Required work
Extract all lines that hold the string "with".

Data shown
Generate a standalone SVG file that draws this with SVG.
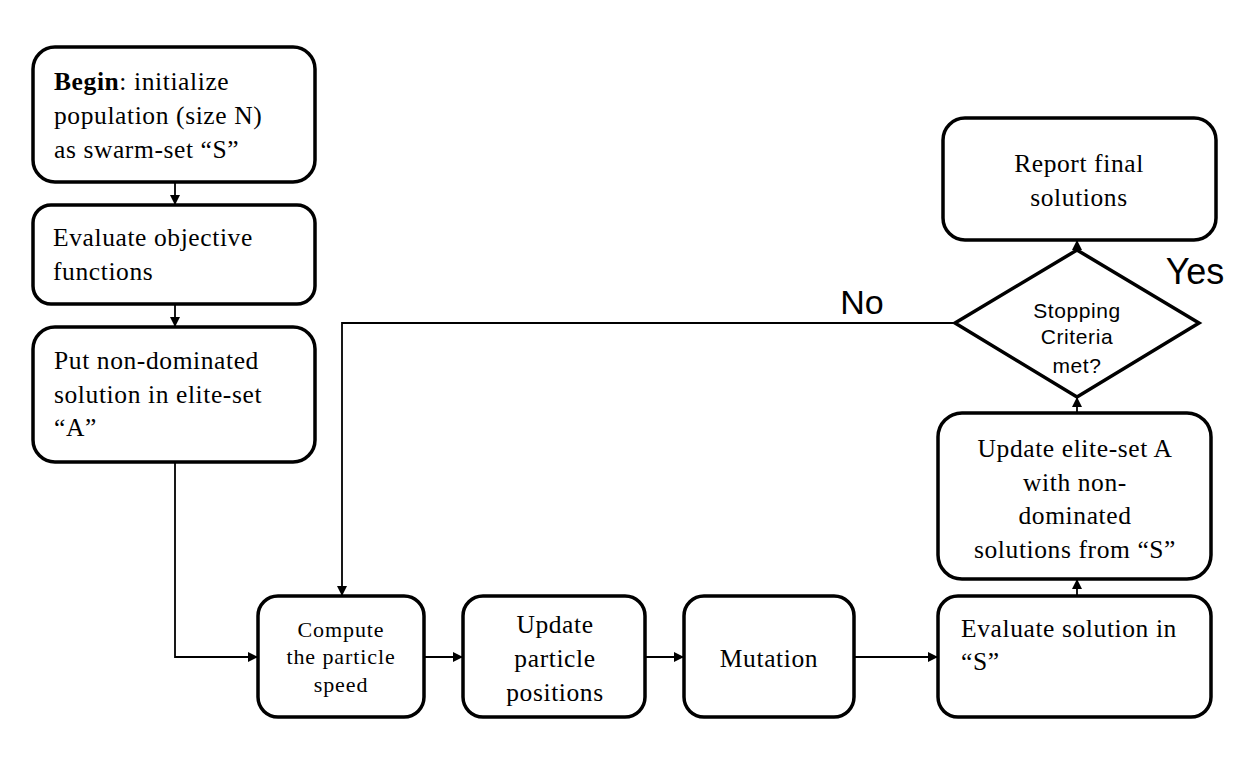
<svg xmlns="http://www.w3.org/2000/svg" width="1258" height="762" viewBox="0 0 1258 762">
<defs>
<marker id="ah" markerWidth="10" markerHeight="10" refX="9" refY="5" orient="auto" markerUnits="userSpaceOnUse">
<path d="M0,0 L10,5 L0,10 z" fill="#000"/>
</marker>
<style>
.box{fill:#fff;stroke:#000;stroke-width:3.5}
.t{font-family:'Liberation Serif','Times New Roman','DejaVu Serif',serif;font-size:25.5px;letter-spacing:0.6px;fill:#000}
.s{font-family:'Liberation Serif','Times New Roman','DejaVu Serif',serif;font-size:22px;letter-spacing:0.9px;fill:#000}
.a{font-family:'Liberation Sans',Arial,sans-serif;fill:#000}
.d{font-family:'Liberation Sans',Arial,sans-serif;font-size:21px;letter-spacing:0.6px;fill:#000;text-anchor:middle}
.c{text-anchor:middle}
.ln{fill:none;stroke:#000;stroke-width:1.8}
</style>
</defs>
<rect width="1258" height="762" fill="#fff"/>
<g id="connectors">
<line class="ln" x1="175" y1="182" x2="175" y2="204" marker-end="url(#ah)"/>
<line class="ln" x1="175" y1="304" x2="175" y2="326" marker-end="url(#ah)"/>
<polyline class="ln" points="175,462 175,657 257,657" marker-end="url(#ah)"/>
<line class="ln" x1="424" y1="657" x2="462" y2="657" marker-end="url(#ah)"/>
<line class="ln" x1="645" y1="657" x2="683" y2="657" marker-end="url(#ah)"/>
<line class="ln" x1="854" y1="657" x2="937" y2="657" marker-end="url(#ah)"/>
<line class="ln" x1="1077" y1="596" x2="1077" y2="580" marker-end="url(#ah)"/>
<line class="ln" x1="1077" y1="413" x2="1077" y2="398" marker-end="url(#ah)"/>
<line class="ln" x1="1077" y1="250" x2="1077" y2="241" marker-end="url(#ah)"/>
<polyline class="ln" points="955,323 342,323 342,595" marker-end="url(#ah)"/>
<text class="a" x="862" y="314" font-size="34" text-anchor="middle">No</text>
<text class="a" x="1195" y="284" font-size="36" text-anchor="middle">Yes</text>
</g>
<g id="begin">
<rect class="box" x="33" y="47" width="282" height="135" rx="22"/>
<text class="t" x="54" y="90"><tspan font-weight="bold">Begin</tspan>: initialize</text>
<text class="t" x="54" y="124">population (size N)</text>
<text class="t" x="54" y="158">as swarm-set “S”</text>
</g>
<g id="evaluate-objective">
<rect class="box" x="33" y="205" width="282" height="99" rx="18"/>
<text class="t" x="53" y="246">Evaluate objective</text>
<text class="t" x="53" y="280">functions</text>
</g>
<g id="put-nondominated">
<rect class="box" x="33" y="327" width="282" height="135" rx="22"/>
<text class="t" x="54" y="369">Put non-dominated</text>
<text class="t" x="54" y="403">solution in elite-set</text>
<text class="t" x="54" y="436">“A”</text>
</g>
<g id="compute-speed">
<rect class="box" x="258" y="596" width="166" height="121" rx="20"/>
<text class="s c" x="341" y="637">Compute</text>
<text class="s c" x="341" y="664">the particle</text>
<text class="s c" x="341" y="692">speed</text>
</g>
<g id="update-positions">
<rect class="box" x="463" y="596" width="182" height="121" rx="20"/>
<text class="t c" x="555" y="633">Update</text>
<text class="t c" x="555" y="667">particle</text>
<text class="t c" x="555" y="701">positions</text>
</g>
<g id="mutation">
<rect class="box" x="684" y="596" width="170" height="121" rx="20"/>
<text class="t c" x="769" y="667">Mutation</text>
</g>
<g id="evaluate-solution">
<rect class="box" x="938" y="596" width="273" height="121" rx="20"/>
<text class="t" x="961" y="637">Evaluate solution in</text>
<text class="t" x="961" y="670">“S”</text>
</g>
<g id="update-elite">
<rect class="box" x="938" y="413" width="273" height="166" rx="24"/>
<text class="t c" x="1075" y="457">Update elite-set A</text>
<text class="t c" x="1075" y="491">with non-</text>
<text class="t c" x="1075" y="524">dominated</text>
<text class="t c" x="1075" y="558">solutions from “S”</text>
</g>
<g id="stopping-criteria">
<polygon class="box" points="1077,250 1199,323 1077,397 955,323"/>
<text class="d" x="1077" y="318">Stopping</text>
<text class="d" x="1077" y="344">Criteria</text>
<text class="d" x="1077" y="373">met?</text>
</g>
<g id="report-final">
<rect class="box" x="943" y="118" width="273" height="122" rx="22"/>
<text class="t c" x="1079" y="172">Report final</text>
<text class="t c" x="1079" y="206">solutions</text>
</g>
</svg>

Exercise solution
Generate a standalone SVG file that draws this with SVG.
<text class="t c" x="1075" y="491">with non-</text>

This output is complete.